さて、日本のサッカーの歴史をになった竹腰大先輩からみると、はるかに末輩のぼくが、追悼文を書くわけにはいかないのだけれど、先号の特集を読んで、どうしても、一つだけ、書いておかなければならないという気持になった。
それは、あの特集の中の、35ページに載っている3枚の写真のことである。
「竹腰氏のアルバムから」とタイトルをつけて載っていた、あの3枚の写真は、いずれも竹腰氏の若いころのもので、日本サッカー史の貴重な資料である。
実は、あの3枚の写真を含めて、竹腰さんは、自分の持っていたサッカーの写真のほとんど全部を5年ほど前に、サッカー・マガジンの当時の編集長だった堀内征一氏(現ベースボール・マガジン社出版局長)に預けた。
「自分に万一のことがあったとき日本のサッカー史にとって貴重なものになるかもしれない写真が散りぢりになってはいけない」という気持だったと思う。
その話をきいて、ぼくは堀内氏といっしょに、駒込の竹腰さんの自宅に、おうかがいして「日本のサッカーの歴史に残るように、竹腰さんにぜひとも本を1冊書いていただきたい」と、お願いしたことがある。その本の中で、貴重な写真も印刷にして残しておきたい、というつもりだった。
ベストセラーになるような性質の本ではないから、商業出版が無理だったら、東大OBやサッカー関係者の寄付を集めて、私費出版してもいいと考えていた。
手はじめに「本郷の旅館の一室でも借りて、写真を部屋いっぱいに並べて分類整理しようや」と話していたのだが、ノコさんが病に倒れたので、回復したら、すぐ始めようと思いながら、そのままになってしまった。
いまからでも、貴重な資料や写真を集めて、その業績を後世に残すようにしなければならないと思うが、生前にできなかったことが悔やまれてならない。

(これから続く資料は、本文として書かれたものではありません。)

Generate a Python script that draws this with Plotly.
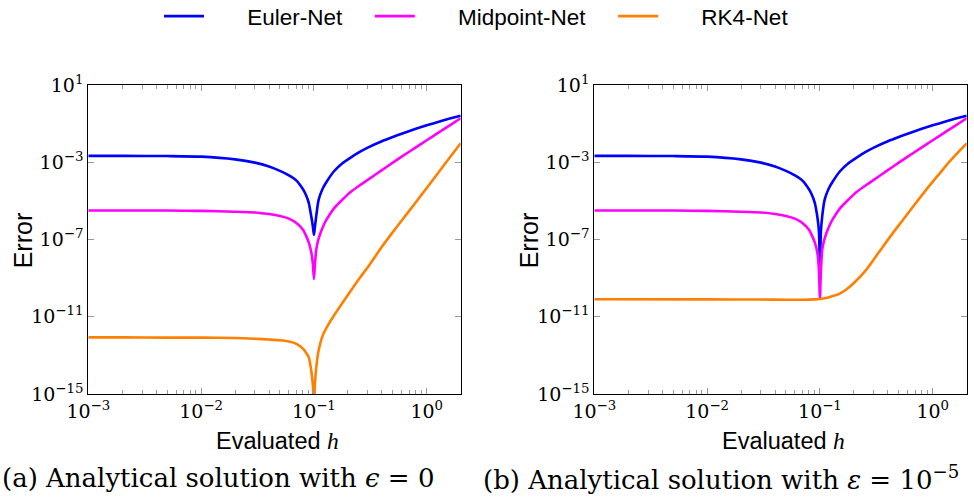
import numpy as np
import plotly.graph_objects as go

# Evaluated step sizes h
h_grid = [0.001, 0.002, 0.005, 0.01, 0.02, 0.03, 0.04, 0.05, 0.06, 0.07, 0.08, 0.085,
          0.09, 0.095, 0.098, 0.1, 0.102, 0.105, 0.11, 0.12, 0.13, 0.15, 0.18, 0.21,
          0.25, 0.3, 0.4, 0.5, 0.6, 0.8, 1.0, 1.3, 1.6, 2.0]

# log10(Error)
euler_a_log = [-2.67, -2.67, -2.68, -2.71, -2.85, -3.02, -3.22, -3.45, -3.68, -3.95, -4.4, -4.7,
               -5.1, -5.85, -6.35, -6.76, -6.35, -5.75, -4.95, -4.35, -4.0, -3.48, -3.04, -2.77,
               -2.49, -2.24, -1.91, -1.69, -1.52, -1.27, -1.09, -0.89, -0.74, -0.59]
mid_a_log = [-5.5, -5.5, -5.5, -5.52, -5.56, -5.6, -5.68, -5.78, -5.92, -6.15, -6.5, -6.8,
             -7.15, -7.7, -8.3, -9.05, -8.3, -7.5, -6.95, -6.35, -5.95, -5.4, -4.92, -4.55,
             -4.23, -3.91, -3.41, -3.02, -2.71, -2.23, -1.86, -1.43, -1.09, -0.72]
rk4_a_log = [-12.07, -12.07, -12.08, -12.08, -12.1, -12.14, -12.18, -12.22, -12.28, -12.4, -12.65, -12.85,
             -13.1, -13.85, -14.6, -16.0, -14.5, -13.6, -12.75, -11.95, -11.55, -10.95, -10.26, -9.69,
             -9.06, -8.44, -7.38, -6.62, -6.02, -5.07, -4.33, -3.45, -2.75, -2.02]

# log10(Error)
euler_b_log = [-2.67, -2.67, -2.68, -2.71, -2.85, -3.02, -3.22, -3.45, -3.68, -3.95, -4.4, -4.7,
               -5.1, -5.85, -6.6, -8.3, -6.6, -5.75, -4.95, -4.35, -4.0, -3.48, -3.04, -2.77,
               -2.49, -2.24, -1.91, -1.69, -1.52, -1.27, -1.09, -0.89, -0.74, -0.59]
mid_b_log = [-5.5, -5.5, -5.5, -5.52, -5.56, -5.6, -5.68, -5.78, -5.92, -6.15, -6.5, -6.8,
             -7.15, -7.7, -8.6, -10.05, -8.6, -7.5, -6.95, -6.35, -5.95, -5.4, -4.92, -4.55,
             -4.23, -3.91, -3.41, -3.02, -2.71, -2.23, -1.86, -1.43, -1.09, -0.72]
h_rk4_b = [0.001, 0.01, 0.03, 0.05, 0.07, 0.09, 0.1, 0.113, 0.13, 0.15, 0.17, 0.2, 0.257,
           0.3, 0.35, 0.442, 0.55, 0.7, 0.873, 1.1, 1.4, 1.7, 2.0]
rk4_b_log = [-10.09, -10.1, -10.11, -10.12, -10.12, -10.1, -10.08, -10.03, -9.93, -9.8, -9.6, -9.25, -8.57,
             -8.03, -7.49, -6.67, -5.95, -5.15, -4.43, -3.72, -2.98, -2.45, -2.02]

series_names = ["Euler-Net", "Midpoint-Net", "RK4-Net"]
colors = ["#0000FF", "#FF00FF", "#FF8000"]

# Tick labels
x_tickvals = [1e-3, 1e-2, 1e-1, 1e0]
x_ticktext = ["10<sup>−3</sup>", "10<sup>−2</sup>", "10<sup>−1</sup>", "10<sup>0</sup>"]
y_tickvals = [1e1, 1e-3, 1e-7, 1e-11, 1e-15]
y_ticktext = ["10<sup>1</sup>", "10<sup>−3</sup>", "10<sup>−7</sup>", "10<sup>−11</sup>", "10<sup>−15</sup>"]

captions = ["(a) Analytical solution with <i>ϵ</i> = 0",
            "(b) Analytical solution with <i>ε</i> = 10<sup>−5</sup>"]


def vals(logs):
    return [10.0 ** v for v in logs]


fig = go.Figure()
panel_a = [(h_grid, euler_a_log), (h_grid, mid_a_log), (h_grid, rk4_a_log)]
panel_b = [(h_grid, euler_b_log), (h_grid, mid_b_log), (h_rk4_b, rk4_b_log)]
lead = "\u2003\u2002\u2009"
trail = "\u2003"
for i, (hx, ly) in enumerate(panel_a):
    fig.add_trace(go.Scatter(x=hx, y=vals(ly), mode="lines", name=lead + series_names[i] + trail,
                             line=dict(color=colors[i], width=2.6, shape="spline", smoothing=0.6),
                             xaxis="x", yaxis="y", showlegend=True))
for i, (hx, ly) in enumerate(panel_b):
    fig.add_trace(go.Scatter(x=hx, y=vals(ly), mode="lines", name=series_names[i],
                             line=dict(color=colors[i], width=2.6, shape="spline", smoothing=0.6),
                             xaxis="x2", yaxis="y2", showlegend=False))

serif = "DejaVu Serif"
sans = "Liberation Sans"
W, H = 974, 502
x0a, x1a = 88.3, 460.7
x0b, x1b = 594.3, 966.7
ytop, ybot = 85.0, 394.0


def xax(domain, anchor):
    return dict(type="log", range=[-3, np.log10(2)], domain=domain, anchor=anchor,
                tickmode="array", tickvals=x_tickvals, ticktext=x_ticktext,
                showgrid=False, zeroline=False, automargin=False,
                showline=True, linecolor="black", linewidth=1.2, mirror="ticks",
                ticks="inside", ticklen=6, tickcolor="#999999", tickwidth=1,
                minor=dict(dtick="D1", ticks="inside", ticklen=3.5, tickcolor="#999999",
                           tickwidth=1, showgrid=False),
                tickfont=dict(family=serif, size=19, color="black"))


def yax(domain, anchor):
    return dict(type="log", range=[-15, 1], domain=domain, anchor=anchor,
                tickmode="array", tickvals=y_tickvals, ticktext=y_ticktext,
                showgrid=False, zeroline=False, automargin=False,
                showline=True, linecolor="black", linewidth=1.2, mirror="ticks",
                ticks="inside", ticklen=6, tickcolor="#999999", tickwidth=1,
                tickfont=dict(family=serif, size=19, color="black"))


ydom = [1 - ybot / H, 1 - ytop / H]
ann = []
for (xa, xb), cap, cx in [((x0a, x1a), captions[0], 218), ((x0b, x1b), captions[1], 721)]:
    ann.append(dict(text="Evaluated <span style='font-family:Liberation Serif'><i>h</i></span>",
                    x=(xa + xb + 6) / 2 / W, y=1 - 441 / H, xref="paper", yref="paper",
                    showarrow=False, xanchor="center", yanchor="middle",
                    font=dict(family=sans, size=23.5, color="black")))
    ann.append(dict(text="Error", x=(xa - 65) / W, y=1 - 240 / H, xref="paper", yref="paper",
                    showarrow=False, xanchor="center", yanchor="middle", textangle=-90,
                    font=dict(family=sans, size=25, color="black")))
    ann.append(dict(text=cap, x=cx / W, y=1 - 478 / H, xref="paper", yref="paper",
                    showarrow=False, xanchor="center", yanchor="middle",
                    font=dict(family=serif, size=26, color="black")))

fig.update_layout(
    width=W, height=H,
    margin=dict(l=0, r=0, t=0, b=0, autoexpand=False),
    plot_bgcolor="white", paper_bgcolor="white",
    xaxis=xax([x0a / W, x1a / W], "y"),
    yaxis=yax(ydom, "x"),
    xaxis2=xax([x0b / W, x1b / W], "y2"),
    yaxis2=yax(ydom, "x2"),
    legend=dict(orientation="h", x=159 / W, xanchor="left", y=1.01, yanchor="top",
                font=dict(family=sans, size=22.5, color="black"),
                itemwidth=40, bgcolor="rgba(0,0,0,0)"),
    annotations=ann,
)

fig.write_html("out.html")
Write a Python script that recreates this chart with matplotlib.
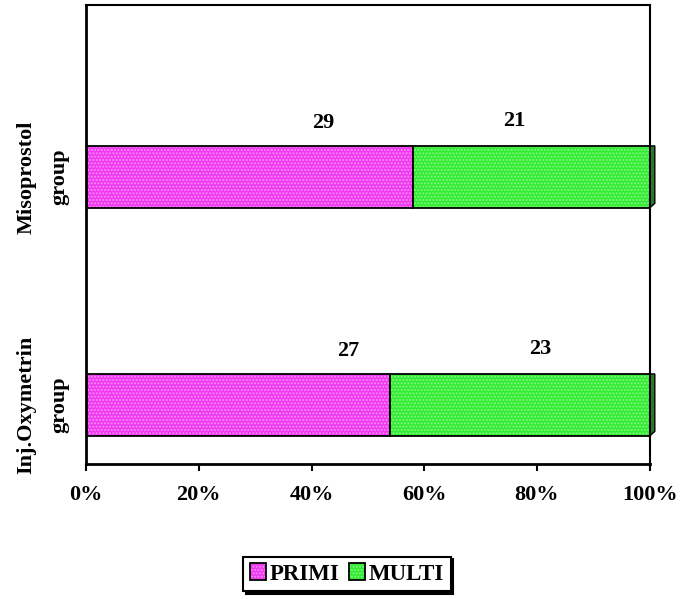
import numpy as np
import matplotlib.pyplot as plt
from matplotlib.patches import Polygon

plt.rcParams['font.family'] = ['Liberation Serif', 'DejaVu Serif']
plt.rcParams['font.weight'] = 'bold'

groups = ['Inj.Oxymetrin\ngroup', 'Misoprostol\ngroup']
primi = np.array([27, 29])
multi = np.array([23, 21])
series = ['PRIMI', 'MULTI']
colors = ['#f038f0', '#30ec30']
xticks = [0, 20, 40, 60, 80, 100]

# where the count labels sit along each bar (percent of axis)
primi_lab_x = [46.5, 42]
multi_lab_x = [80.5, 76]

total = primi + multi
p_pct = primi / total * 100
m_pct = multi / total * 100

fig = plt.figure(figsize=(6.8, 5.99), dpi=100)
ax = fig.add_axes([0.1265, 0.2254, 0.829, 0.7663])

y = np.arange(len(groups))
h = 0.272
b1 = ax.barh(y, p_pct, height=h, color=colors[0], edgecolor='black', lw=1.3,
             hatch='.....', label=series[0])
b2 = ax.barh(y, m_pct, left=p_pct, height=h, color=colors[1], edgecolor='black',
             lw=1.3, hatch='.....', label=series[1])
for b in list(b1) + list(b2):
    b._hatch_color = (1, 1, 1, 0.4)

# little depth face at the end of each bar
d = 0.9
for yi, end in zip(y, p_pct + m_pct):
    ax.add_patch(Polygon([[end, yi - h / 2], [end + d, yi - h / 2 + 0.02],
                          [end + d, yi + h / 2], [end, yi + h / 2]],
                         closed=True, facecolor='#2a7a2a', edgecolor='black',
                         lw=1, clip_on=False))

for yi, v, lx in zip(y, primi, primi_lab_x):
    ax.text(lx, yi + h / 2 + 0.1, str(v), ha='center', va='center',
            fontsize=16, fontweight='bold')
for yi, v, lx in zip(y, multi, multi_lab_x):
    ax.text(lx, yi + h / 2 + 0.11, str(v), ha='center', va='center',
            fontsize=16, fontweight='bold')

ax.set_xlim(0, 100)
ax.set_ylim(-0.259, 1.754)
ax.set_xticks(xticks)
ax.set_xticklabels([f'{t}%' for t in xticks], fontsize=16, fontweight='bold')
ax.set_yticks(y)
ax.set_yticklabels(groups, rotation=90, va='center', ha='center',
                   fontsize=16, fontweight='bold', linespacing=1.85)
ax.tick_params(axis='y', length=0, pad=31)
ax.tick_params(axis='x', length=5, width=1.5, direction='out', pad=10)
for s in ax.spines.values():
    s.set_linewidth(1.5)
ax.spines['left'].set_linewidth(2)
ax.spines['bottom'].set_linewidth(2)

leg = fig.legend(handles=[b1, b2], labels=series, loc='center',
                 bbox_to_anchor=(347 / 680, 1 - 574 / 599), ncol=2,
                 frameon=True, fancybox=False, edgecolor='black',
                 shadow={'color': 'black', 'alpha': 1, 'ox': 2, 'oy': -2},
                 prop={'weight': 'bold', 'size': 16.5},
                 handlelength=0.7, handleheight=0.7, handletextpad=0.15,
                 columnspacing=0.4, borderpad=0.3)
leg.get_frame().set_linewidth(1.5)

fig.savefig('out.png', dpi=100)
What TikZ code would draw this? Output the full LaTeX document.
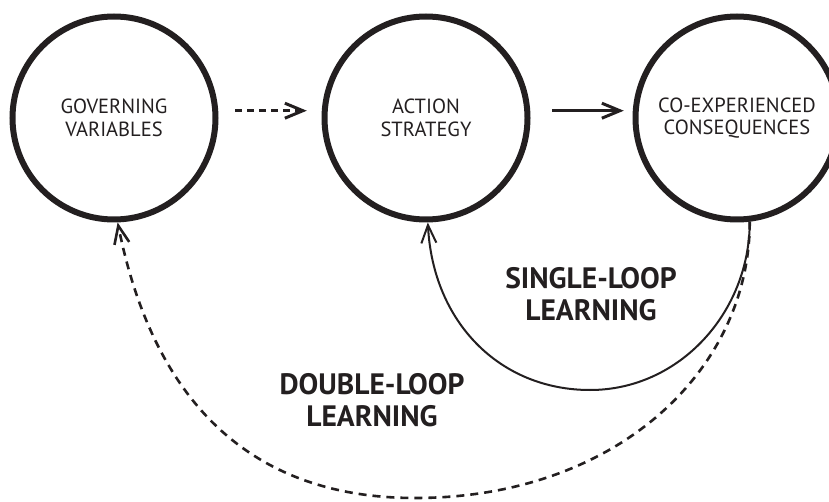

10月23日に、岸記念体育会館で日本サッカー協会葬が盛大に営まれた。
サッカー関係者、体育界の先生たち、東大関係者などが多勢集まった中で「これは、お別れの会でなく、本来は出版記念会にしなければならなかったのに」と、ぼくは、力の足りなかったことを恥じて、すみっこで小さくなっていた。